- The Washington Times - Wednesday, April 25, 2007

Allied Ethiopian and Somali government forces have “broken the backbone” of an Islamist insurgency in Somalia and are now engaged in a “mop-up operation,” despite the recent surge in fighting on the streets of Mogadishu, Ethiopian Foreign Minister Seyoum Mesfin said in an interview this week.

The minister’s upbeat assessment was in stark contrast to recent statements by United Nations humanitarian officials and private analysts, who say the new fighting poses a severe challenge to the Ethiopian-backed Somalia interim government still struggling to establish its authority.

Mr. Mesfin, who met with top Bush administration officials and U.N. Secretary-General Ban Ki-moon during a U.S. visit this week, said the Ethiopian troops now in Somalia could return home “within weeks” if a promised 8,000-strong African Union peacekeeping force fully deploys to assist the struggling transitional government in Mogadishu.

“We certainly want to withdraw at the earliest possible time, but we have to be responsible about it,” Mr. Mesfin told The Washington Times on Tuesday. “We cannot leave behind a security vacuum that the terrorists can fill.”

Ethiopian forces crossed the border into Somalia in December to oust the Islamic Courts Council, a shadowy fundamentalist group that had proclaimed its intention to transform Somalia into a strict Muslim state. U.S. and Ethiopian officials said leaders of the Islamist movement had ties to al Qaeda, seen as a growing threat throughout the Horn of Africa.

Regrouping insurgent forces and clan militias have battled Ethiopian and government forces on the streets of the capital, and some say Ethiopia risks being dragged into the kind of clan and religious warfare that have left Somalia a classic “failed state” for more than 15 years.

More than 300 people, mostly civilians, have died in renewed fighting just over the past eight days, and Ethiopian tank and artillery crews pounded enemy position in downtown Mogadishu again yesterday. The United Nations has warned that Somalia already faces a massive refugee and humanitarian crisis because of the fighting.

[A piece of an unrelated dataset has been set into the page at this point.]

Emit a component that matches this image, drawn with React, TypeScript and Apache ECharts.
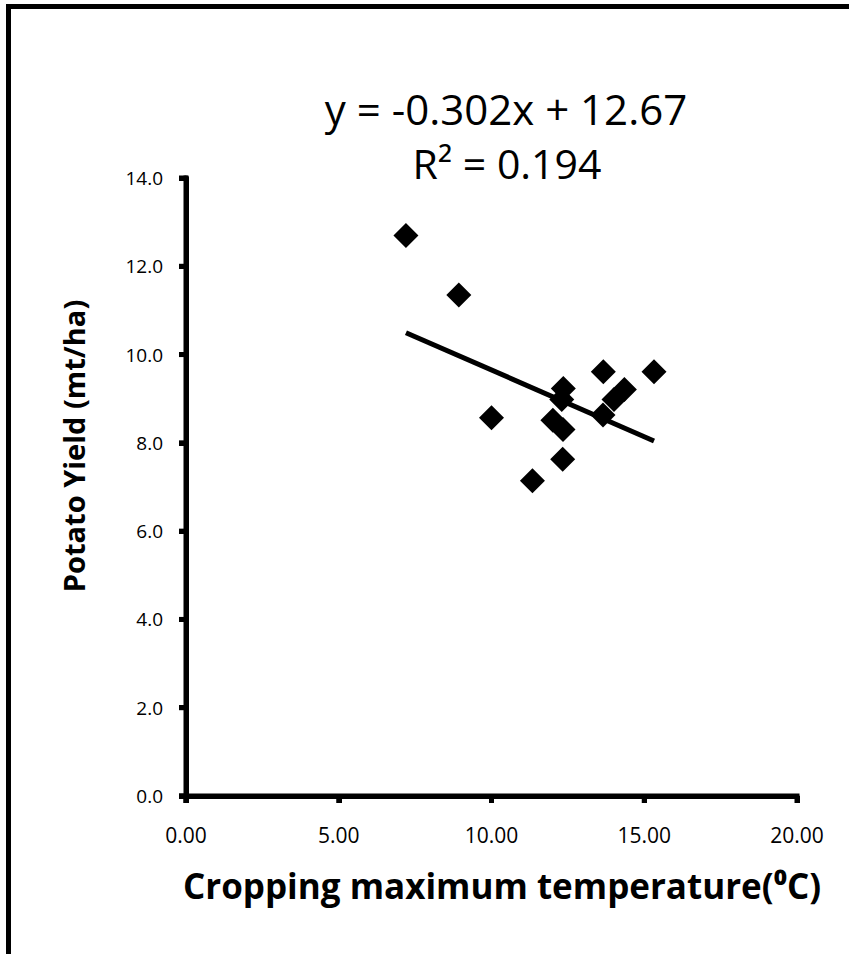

A pair of car bomb attacks that targeted Ethiopian forces and a Mogadishu hotel used by government lawmakers killed seven persons Tuesday. A shadowy militant Islamist group calling itself the “Young Mujahedeen Movement,” which has links to the top al Qaeda leader in Somalia, said it carried out the strikes.

In the interview, Mr. Mesfin maintained that virtually all of the violence is coming from just two districts in the capital. The high-profile shelling by rebels of the airport and government buildings obscures the fact that the rest of the country “is entirely peaceful.”

“We have not entirely destroyed the terrorist threat, but the turnaround has been remarkable,” he said. “The information I have just received from our commanders is that in the latest wave of fighting we have broken the backbone of the insurgency and now are engaged in a mop-up operation.”

The foreign minister also voiced support for the beleaguered “transitional federal government” of Somali President Abdullahi Yusuf. After some early missteps, the transitional administration is now reaching out to political opponents — in particular the powerful Hawiye clan — in a bid to forge a representative national government, Mr. Mesfin said.

“I think they are very aware of the criticisms they heard about the need to be inclusive,” Mr. Mesfin said, pointing to a planned national reconciliation congress now set to be held in June.

The Bush administration has quietly supported Ethiopia’s military mission in Somalia, offering logistical aid to African nations who have pledged troops for the peacekeeping mission there. Just 1,200 Ugandan troops have been deployed to date.

Mr. Mesfin, who met with Secretary of State Condoleezza Rice and National Security Adviser Stephen J. Hadley during his Washington visit, said bilateral relations are strong. Ethiopia has emerged as a key partner in the U.S. global war on terrorism, bolstered by the creation of a Pentagon joint task force focused on the Horn of Africa.

This article is based in part on wire service reports.